[Work to be completed] Omit the images, then output each of the records below exactly.

Rows from a dataset of charts and code
========

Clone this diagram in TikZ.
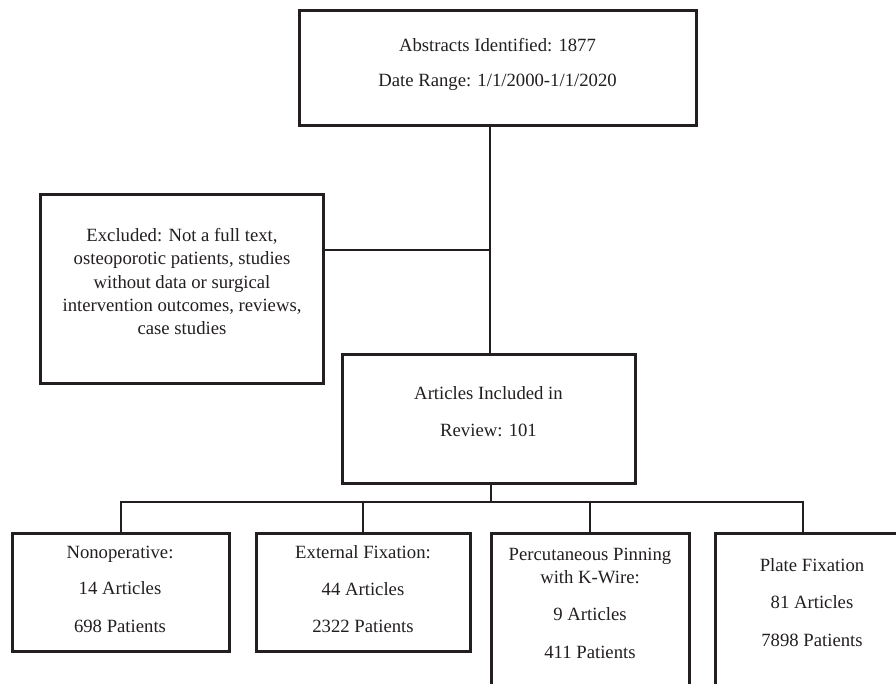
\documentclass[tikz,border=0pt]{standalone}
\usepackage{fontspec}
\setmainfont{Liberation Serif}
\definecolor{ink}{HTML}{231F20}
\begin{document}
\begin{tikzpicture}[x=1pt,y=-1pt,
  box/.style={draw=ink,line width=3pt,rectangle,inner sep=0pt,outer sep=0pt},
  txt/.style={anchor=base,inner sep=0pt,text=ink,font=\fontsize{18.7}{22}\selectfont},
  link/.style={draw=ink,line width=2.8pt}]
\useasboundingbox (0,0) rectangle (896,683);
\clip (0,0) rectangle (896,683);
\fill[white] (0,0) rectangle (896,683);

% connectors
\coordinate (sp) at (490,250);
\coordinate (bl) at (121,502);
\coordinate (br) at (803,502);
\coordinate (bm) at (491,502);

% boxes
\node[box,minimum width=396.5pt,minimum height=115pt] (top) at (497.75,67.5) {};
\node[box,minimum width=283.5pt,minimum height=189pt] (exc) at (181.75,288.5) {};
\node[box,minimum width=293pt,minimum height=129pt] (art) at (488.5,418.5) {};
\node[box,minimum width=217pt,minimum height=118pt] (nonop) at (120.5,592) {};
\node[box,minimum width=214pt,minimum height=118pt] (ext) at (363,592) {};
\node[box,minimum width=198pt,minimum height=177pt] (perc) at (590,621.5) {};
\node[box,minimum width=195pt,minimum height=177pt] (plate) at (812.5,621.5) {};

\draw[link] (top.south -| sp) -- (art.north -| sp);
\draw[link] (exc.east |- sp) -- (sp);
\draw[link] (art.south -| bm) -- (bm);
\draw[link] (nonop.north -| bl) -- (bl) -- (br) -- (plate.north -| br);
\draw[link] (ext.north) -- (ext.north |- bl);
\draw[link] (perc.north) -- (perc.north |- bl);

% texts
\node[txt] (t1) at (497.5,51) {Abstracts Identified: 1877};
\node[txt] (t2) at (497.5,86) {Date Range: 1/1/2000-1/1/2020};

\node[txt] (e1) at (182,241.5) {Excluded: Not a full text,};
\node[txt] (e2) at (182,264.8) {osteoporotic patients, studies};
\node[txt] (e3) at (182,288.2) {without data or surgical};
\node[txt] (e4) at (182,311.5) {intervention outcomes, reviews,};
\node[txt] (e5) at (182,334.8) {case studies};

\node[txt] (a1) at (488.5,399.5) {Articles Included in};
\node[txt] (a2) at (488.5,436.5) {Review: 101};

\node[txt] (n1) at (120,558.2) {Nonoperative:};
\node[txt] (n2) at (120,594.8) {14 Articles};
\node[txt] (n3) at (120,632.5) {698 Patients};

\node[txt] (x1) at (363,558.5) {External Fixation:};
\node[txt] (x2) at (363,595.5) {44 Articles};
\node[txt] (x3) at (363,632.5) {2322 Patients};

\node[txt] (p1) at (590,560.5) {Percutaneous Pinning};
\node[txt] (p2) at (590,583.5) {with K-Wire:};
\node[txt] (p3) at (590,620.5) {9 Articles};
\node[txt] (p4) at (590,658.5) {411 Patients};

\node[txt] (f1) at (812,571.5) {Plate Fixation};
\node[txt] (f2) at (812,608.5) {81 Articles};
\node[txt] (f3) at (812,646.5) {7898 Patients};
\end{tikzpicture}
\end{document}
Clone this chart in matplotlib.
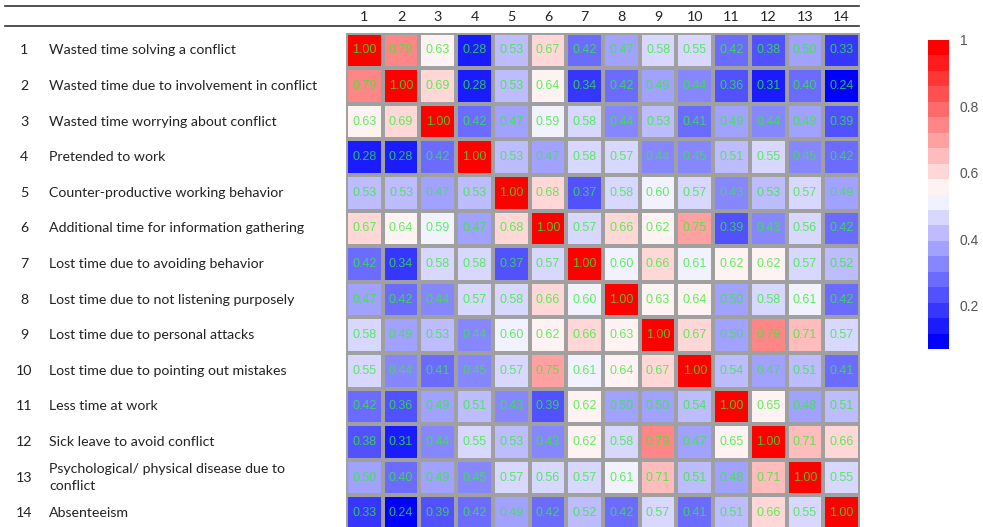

========

[Response to this exercise]
Clone this diagram in TikZ.
\documentclass[tikz,border=0pt]{standalone}
\usepackage{fontspec}
\setmainfont{Liberation Serif}
\definecolor{ink}{HTML}{231F20}
\begin{document}
\begin{tikzpicture}[x=1pt,y=-1pt,
  box/.style={draw=ink,line width=3pt,rectangle,inner sep=0pt,outer sep=0pt},
  txt/.style={anchor=base,inner sep=0pt,text=ink,font=\fontsize{18.7}{22}\selectfont},
  link/.style={draw=ink,line width=2.8pt}]
\useasboundingbox (0,0) rectangle (896,683);
\clip (0,0) rectangle (896,683);
\fill[white] (0,0) rectangle (896,683);

% connectors
\coordinate (sp) at (490,250);
\coordinate (bl) at (121,502);
\coordinate (br) at (803,502);
\coordinate (bm) at (491,502);

% boxes
\node[box,minimum width=396.5pt,minimum height=115pt] (top) at (497.75,67.5) {};
\node[box,minimum width=283.5pt,minimum height=189pt] (exc) at (181.75,288.5) {};
\node[box,minimum width=293pt,minimum height=129pt] (art) at (488.5,418.5) {};
\node[box,minimum width=217pt,minimum height=118pt] (nonop) at (120.5,592) {};
\node[box,minimum width=214pt,minimum height=118pt] (ext) at (363,592) {};
\node[box,minimum width=198pt,minimum height=177pt] (perc) at (590,621.5) {};
\node[box,minimum width=195pt,minimum height=177pt] (plate) at (812.5,621.5) {};

\draw[link] (top.south -| sp) -- (art.north -| sp);
\draw[link] (exc.east |- sp) -- (sp);
\draw[link] (art.south -| bm) -- (bm);
\draw[link] (nonop.north -| bl) -- (bl) -- (br) -- (plate.north -| br);
\draw[link] (ext.north) -- (ext.north |- bl);
\draw[link] (perc.north) -- (perc.north |- bl);

% texts
\node[txt] (t1) at (497.5,51) {Abstracts Identified: 1877};
\node[txt] (t2) at (497.5,86) {Date Range: 1/1/2000-1/1/2020};

\node[txt] (e1) at (182,241.5) {Excluded: Not a full text,};
\node[txt] (e2) at (182,264.8) {osteoporotic patients, studies};
\node[txt] (e3) at (182,288.2) {without data or surgical};
\node[txt] (e4) at (182,311.5) {intervention outcomes, reviews,};
\node[txt] (e5) at (182,334.8) {case studies};

\node[txt] (a1) at (488.5,399.5) {Articles Included in};
\node[txt] (a2) at (488.5,436.5) {Review: 101};

\node[txt] (n1) at (120,558.2) {Nonoperative:};
\node[txt] (n2) at (120,594.8) {14 Articles};
\node[txt] (n3) at (120,632.5) {698 Patients};

\node[txt] (x1) at (363,558.5) {External Fixation:};
\node[txt] (x2) at (363,595.5) {44 Articles};
\node[txt] (x3) at (363,632.5) {2322 Patients};

\node[txt] (p1) at (590,560.5) {Percutaneous Pinning};
\node[txt] (p2) at (590,583.5) {with K-Wire:};
\node[txt] (p3) at (590,620.5) {9 Articles};
\node[txt] (p4) at (590,658.5) {411 Patients};

\node[txt] (f1) at (812,571.5) {Plate Fixation};
\node[txt] (f2) at (812,608.5) {81 Articles};
\node[txt] (f3) at (812,646.5) {7898 Patients};
\end{tikzpicture}
\end{document}
Clone this chart in matplotlib.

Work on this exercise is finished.